Auch die CDU Bruchköbel erklärt, man habe mit Gassen nichts gemein, außer dass er, wie alle Mitglieder, "jährlich seine Geburtstagsgrüße" bekomme. Inwieweit Hohmann hinter jeder Formulierung Gassens steht, ist nicht herauszufinden: Er war auf Anfrage der SZ zu keiner Stellungnahme bereit.

Spannend wäre beispielsweise zu erfahren, was er von Gassens Christentums-Verständnis hält. Ein "konservativer Christ achtet seine Kirche und erschrickt vor ihrer Geschichte", schreibt dieser. Basis des christlichen Konservatismus sei allerdings das "Bewusstsein der über tausendjährigen Geschichte des deutschen Volkes" und nicht so sehr die Konfession - 1933 hätte man dazu "positives Christentum gesagt. Das müsste sich mit der fromm-katholischen Attitüde beißen, mit der Hohmann sich schmückt.

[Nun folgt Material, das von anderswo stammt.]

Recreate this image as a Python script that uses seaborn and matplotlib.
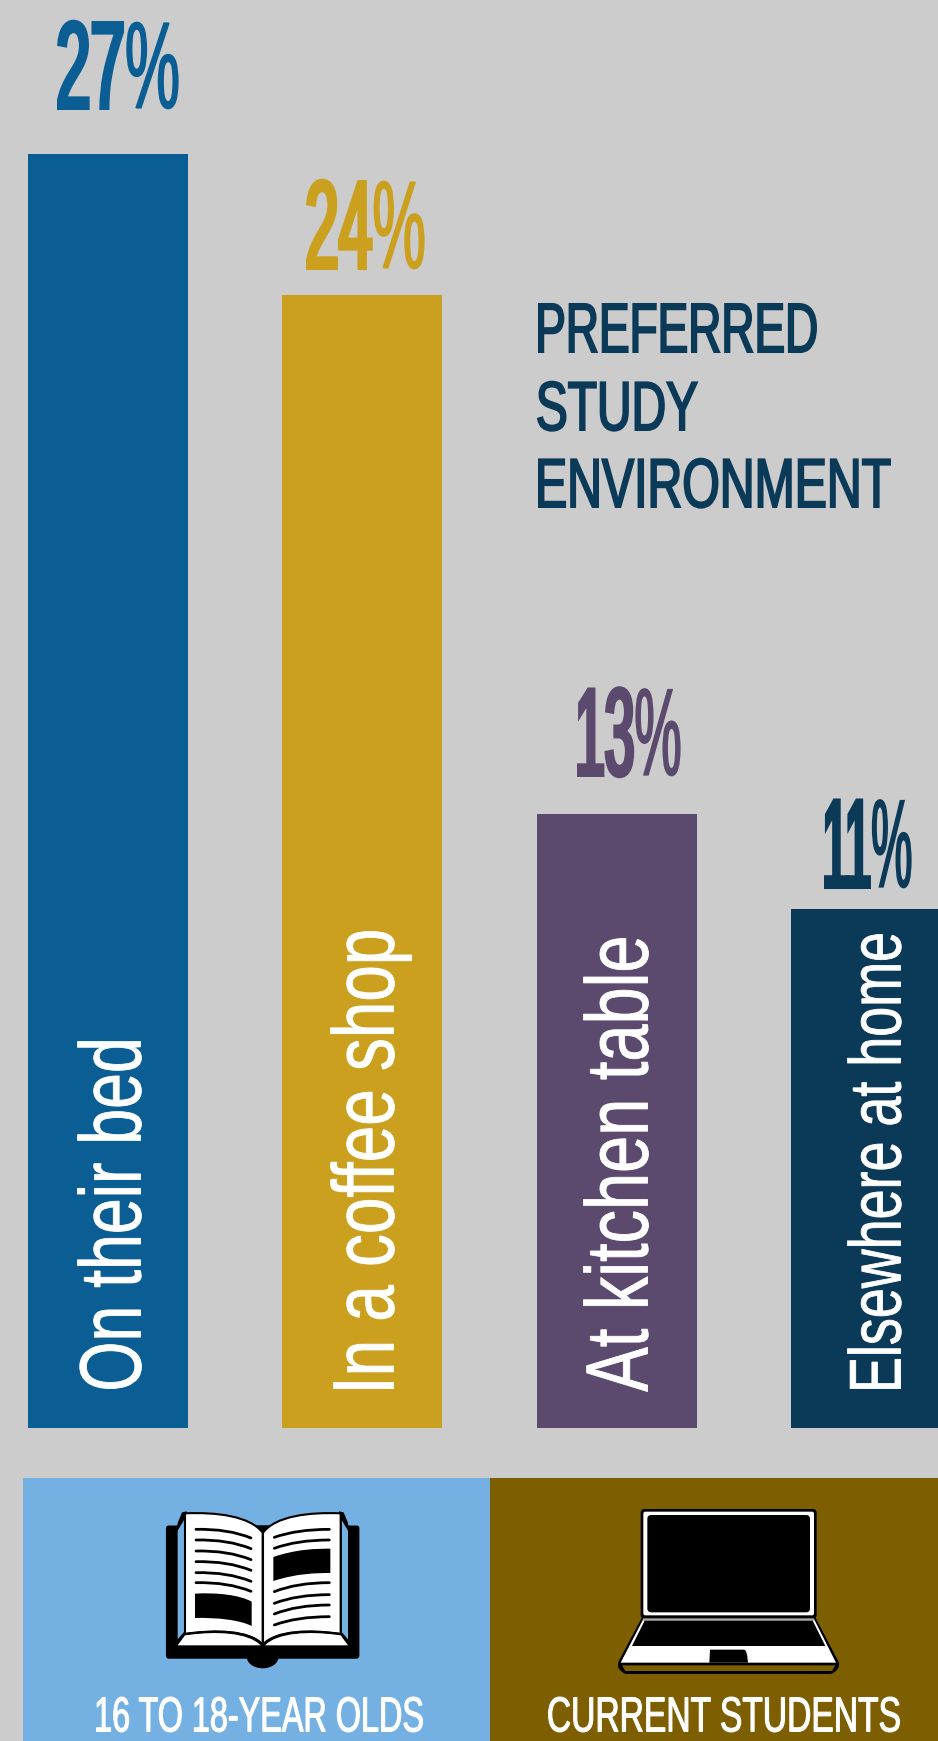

Konservative Katholiken mögen autoritär und klerikal sein - ein antisemitisch unterlegtes Deutschchristentum ist ihnen fremd.

Inzwischen sehen auch die Kirchen, dass die Okkupation des Christlichen durch die Hohmanns und Gassens nicht nur ein Thema der CDU ist, sondern auch ihres. Wolfgang Huber, der neu gewählte Ratsvorsitzende der Evangelischen Kirche in Deutschland, hat in der Talkshow Sabine Christiansen schon vom "Missbrauch des christlichen Glaubens" gesprochen; "der Antisemitismus dürfe im Deutschen Parlament keinen Ort" haben.

Ähnlich klare Worte hat es bis zum Montagabend von Hohmanns katholischer Kirche nicht gegeben, was einige Christdemokraten doch ein wenig betrübt hat: Mit beiden Kirchen im Rücken wäre es leichter gewesen, gegen Hohmann vorzugehen.